** START OF SOURCE EXCERPT **

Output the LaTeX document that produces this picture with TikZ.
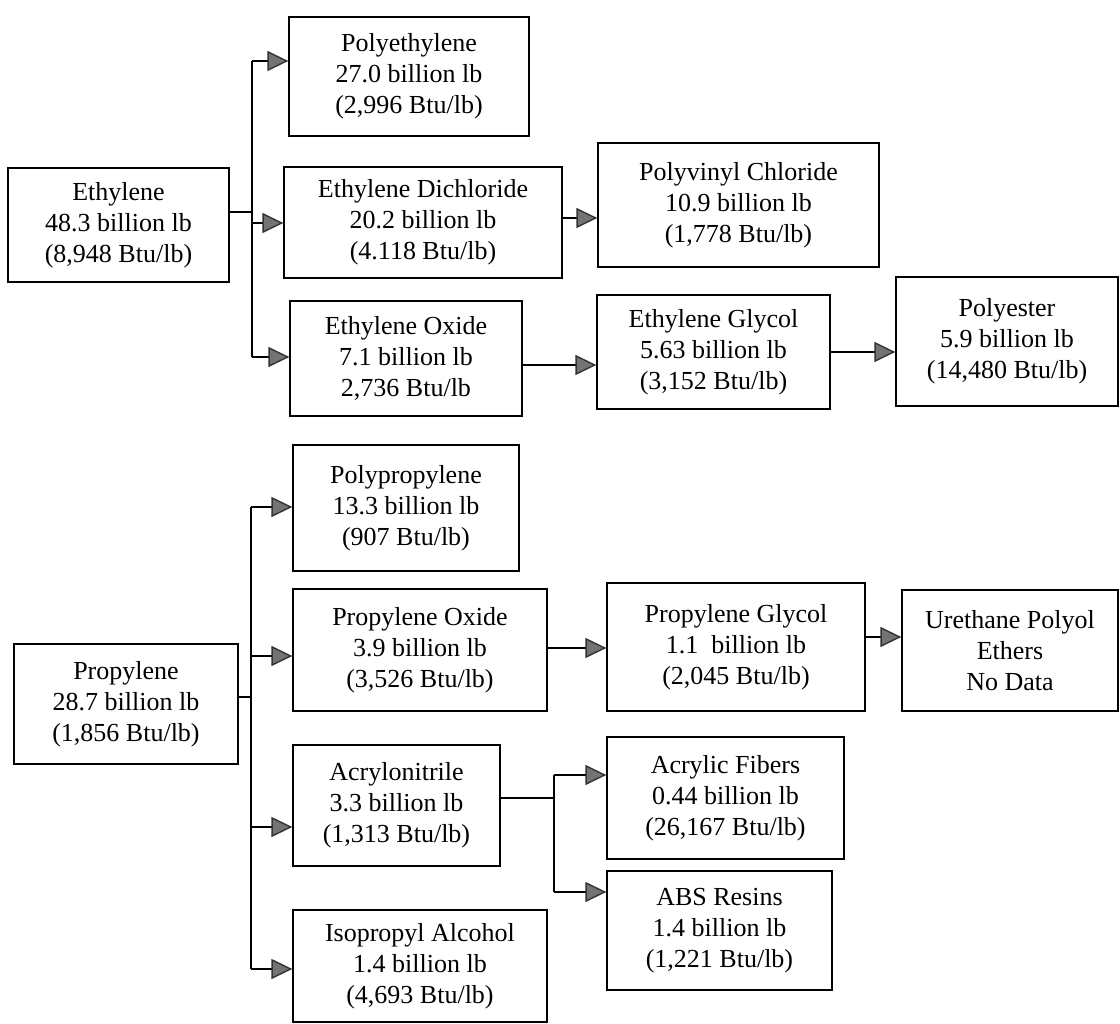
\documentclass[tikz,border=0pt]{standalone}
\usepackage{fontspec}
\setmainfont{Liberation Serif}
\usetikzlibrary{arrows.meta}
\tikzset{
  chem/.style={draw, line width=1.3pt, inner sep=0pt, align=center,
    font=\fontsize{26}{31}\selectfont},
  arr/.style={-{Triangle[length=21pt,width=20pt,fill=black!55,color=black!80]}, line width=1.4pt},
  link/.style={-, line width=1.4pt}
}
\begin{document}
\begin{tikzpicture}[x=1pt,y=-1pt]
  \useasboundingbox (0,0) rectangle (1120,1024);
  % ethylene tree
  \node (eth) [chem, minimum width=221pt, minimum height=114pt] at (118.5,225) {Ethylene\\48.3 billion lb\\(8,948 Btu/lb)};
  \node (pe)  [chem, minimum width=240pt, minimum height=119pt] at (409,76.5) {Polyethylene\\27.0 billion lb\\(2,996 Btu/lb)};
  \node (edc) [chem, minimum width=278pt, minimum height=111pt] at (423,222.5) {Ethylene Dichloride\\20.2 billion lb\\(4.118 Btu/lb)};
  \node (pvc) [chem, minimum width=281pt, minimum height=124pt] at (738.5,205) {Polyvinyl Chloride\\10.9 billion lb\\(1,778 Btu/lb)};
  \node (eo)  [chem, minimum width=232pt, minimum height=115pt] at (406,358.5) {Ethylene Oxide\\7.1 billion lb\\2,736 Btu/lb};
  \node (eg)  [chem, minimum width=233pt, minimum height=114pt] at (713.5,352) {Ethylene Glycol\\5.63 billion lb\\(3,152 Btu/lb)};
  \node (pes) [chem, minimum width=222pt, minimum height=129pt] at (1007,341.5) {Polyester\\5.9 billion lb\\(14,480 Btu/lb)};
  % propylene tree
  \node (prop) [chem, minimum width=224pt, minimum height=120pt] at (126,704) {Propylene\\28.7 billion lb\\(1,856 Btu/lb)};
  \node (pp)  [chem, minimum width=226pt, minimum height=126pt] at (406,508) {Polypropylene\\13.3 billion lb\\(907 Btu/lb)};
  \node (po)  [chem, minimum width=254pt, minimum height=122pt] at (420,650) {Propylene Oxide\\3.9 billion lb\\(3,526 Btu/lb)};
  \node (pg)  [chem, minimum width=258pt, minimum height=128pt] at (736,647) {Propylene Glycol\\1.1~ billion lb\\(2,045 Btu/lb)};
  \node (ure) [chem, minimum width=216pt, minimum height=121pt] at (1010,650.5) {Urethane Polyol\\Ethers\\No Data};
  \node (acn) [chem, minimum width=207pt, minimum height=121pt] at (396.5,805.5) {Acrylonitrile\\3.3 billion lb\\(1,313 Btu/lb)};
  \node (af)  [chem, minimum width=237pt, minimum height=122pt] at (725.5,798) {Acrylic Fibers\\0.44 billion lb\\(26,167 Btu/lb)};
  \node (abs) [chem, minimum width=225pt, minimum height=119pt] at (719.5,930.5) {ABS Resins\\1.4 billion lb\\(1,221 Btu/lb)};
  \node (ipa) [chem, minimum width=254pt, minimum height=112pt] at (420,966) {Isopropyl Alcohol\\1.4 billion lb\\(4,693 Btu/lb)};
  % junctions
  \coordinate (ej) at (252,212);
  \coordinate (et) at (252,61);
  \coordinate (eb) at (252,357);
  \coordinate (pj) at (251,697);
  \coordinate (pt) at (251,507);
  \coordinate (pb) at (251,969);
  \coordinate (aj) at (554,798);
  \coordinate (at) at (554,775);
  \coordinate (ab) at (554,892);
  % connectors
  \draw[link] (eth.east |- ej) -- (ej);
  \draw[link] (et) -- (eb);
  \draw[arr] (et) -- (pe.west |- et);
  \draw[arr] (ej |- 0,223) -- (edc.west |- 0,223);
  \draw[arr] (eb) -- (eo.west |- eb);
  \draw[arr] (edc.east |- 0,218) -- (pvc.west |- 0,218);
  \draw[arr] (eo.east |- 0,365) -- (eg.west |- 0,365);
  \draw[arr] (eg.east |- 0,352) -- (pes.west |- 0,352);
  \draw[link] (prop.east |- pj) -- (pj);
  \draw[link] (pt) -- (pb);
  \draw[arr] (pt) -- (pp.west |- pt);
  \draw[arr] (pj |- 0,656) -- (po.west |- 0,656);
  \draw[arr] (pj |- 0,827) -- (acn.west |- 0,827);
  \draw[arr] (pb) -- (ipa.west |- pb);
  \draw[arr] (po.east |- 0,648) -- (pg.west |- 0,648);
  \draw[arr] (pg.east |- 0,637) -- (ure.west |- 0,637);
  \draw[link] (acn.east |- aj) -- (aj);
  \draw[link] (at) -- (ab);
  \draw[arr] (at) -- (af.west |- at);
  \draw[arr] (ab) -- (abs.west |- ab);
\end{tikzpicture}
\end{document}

** END OF SOURCE EXCERPT **

# TASK STATEMENT
All the lines above are to be reproduced exactly, except the pictures.

# WRITTEN ANSWER
Output the LaTeX document that produces this picture with TikZ.
\documentclass[tikz,border=0pt]{standalone}
\usepackage{fontspec}
\setmainfont{Liberation Serif}
\usetikzlibrary{arrows.meta}
\tikzset{
  chem/.style={draw, line width=1.3pt, inner sep=0pt, align=center,
    font=\fontsize{26}{31}\selectfont},
  arr/.style={-{Triangle[length=21pt,width=20pt,fill=black!55,color=black!80]}, line width=1.4pt},
  link/.style={-, line width=1.4pt}
}
\begin{document}
\begin{tikzpicture}[x=1pt,y=-1pt]
  \useasboundingbox (0,0) rectangle (1120,1024);
  % ethylene tree
  \node (eth) [chem, minimum width=221pt, minimum height=114pt] at (118.5,225) {Ethylene\\48.3 billion lb\\(8,948 Btu/lb)};
  \node (pe)  [chem, minimum width=240pt, minimum height=119pt] at (409,76.5) {Polyethylene\\27.0 billion lb\\(2,996 Btu/lb)};
  \node (edc) [chem, minimum width=278pt, minimum height=111pt] at (423,222.5) {Ethylene Dichloride\\20.2 billion lb\\(4.118 Btu/lb)};
  \node (pvc) [chem, minimum width=281pt, minimum height=124pt] at (738.5,205) {Polyvinyl Chloride\\10.9 billion lb\\(1,778 Btu/lb)};
  \node (eo)  [chem, minimum width=232pt, minimum height=115pt] at (406,358.5) {Ethylene Oxide\\7.1 billion lb\\2,736 Btu/lb};
  \node (eg)  [chem, minimum width=233pt, minimum height=114pt] at (713.5,352) {Ethylene Glycol\\5.63 billion lb\\(3,152 Btu/lb)};
  \node (pes) [chem, minimum width=222pt, minimum height=129pt] at (1007,341.5) {Polyester\\5.9 billion lb\\(14,480 Btu/lb)};
  % propylene tree
  \node (prop) [chem, minimum width=224pt, minimum height=120pt] at (126,704) {Propylene\\28.7 billion lb\\(1,856 Btu/lb)};
  \node (pp)  [chem, minimum width=226pt, minimum height=126pt] at (406,508) {Polypropylene\\13.3 billion lb\\(907 Btu/lb)};
  \node (po)  [chem, minimum width=254pt, minimum height=122pt] at (420,650) {Propylene Oxide\\3.9 billion lb\\(3,526 Btu/lb)};
  \node (pg)  [chem, minimum width=258pt, minimum height=128pt] at (736,647) {Propylene Glycol\\1.1~ billion lb\\(2,045 Btu/lb)};
  \node (ure) [chem, minimum width=216pt, minimum height=121pt] at (1010,650.5) {Urethane Polyol\\Ethers\\No Data};
  \node (acn) [chem, minimum width=207pt, minimum height=121pt] at (396.5,805.5) {Acrylonitrile\\3.3 billion lb\\(1,313 Btu/lb)};
  \node (af)  [chem, minimum width=237pt, minimum height=122pt] at (725.5,798) {Acrylic Fibers\\0.44 billion lb\\(26,167 Btu/lb)};
  \node (abs) [chem, minimum width=225pt, minimum height=119pt] at (719.5,930.5) {ABS Resins\\1.4 billion lb\\(1,221 Btu/lb)};
  \node (ipa) [chem, minimum width=254pt, minimum height=112pt] at (420,966) {Isopropyl Alcohol\\1.4 billion lb\\(4,693 Btu/lb)};
  % junctions
  \coordinate (ej) at (252,212);
  \coordinate (et) at (252,61);
  \coordinate (eb) at (252,357);
  \coordinate (pj) at (251,697);
  \coordinate (pt) at (251,507);
  \coordinate (pb) at (251,969);
  \coordinate (aj) at (554,798);
  \coordinate (at) at (554,775);
  \coordinate (ab) at (554,892);
  % connectors
  \draw[link] (eth.east |- ej) -- (ej);
  \draw[link] (et) -- (eb);
  \draw[arr] (et) -- (pe.west |- et);
  \draw[arr] (ej |- 0,223) -- (edc.west |- 0,223);
  \draw[arr] (eb) -- (eo.west |- eb);
  \draw[arr] (edc.east |- 0,218) -- (pvc.west |- 0,218);
  \draw[arr] (eo.east |- 0,365) -- (eg.west |- 0,365);
  \draw[arr] (eg.east |- 0,352) -- (pes.west |- 0,352);
  \draw[link] (prop.east |- pj) -- (pj);
  \draw[link] (pt) -- (pb);
  \draw[arr] (pt) -- (pp.west |- pt);
  \draw[arr] (pj |- 0,656) -- (po.west |- 0,656);
  \draw[arr] (pj |- 0,827) -- (acn.west |- 0,827);
  \draw[arr] (pb) -- (ipa.west |- pb);
  \draw[arr] (po.east |- 0,648) -- (pg.west |- 0,648);
  \draw[arr] (pg.east |- 0,637) -- (ure.west |- 0,637);
  \draw[link] (acn.east |- aj) -- (aj);
  \draw[link] (at) -- (ab);
  \draw[arr] (at) -- (af.west |- at);
  \draw[arr] (ab) -- (abs.west |- ab);
\end{tikzpicture}
\end{document}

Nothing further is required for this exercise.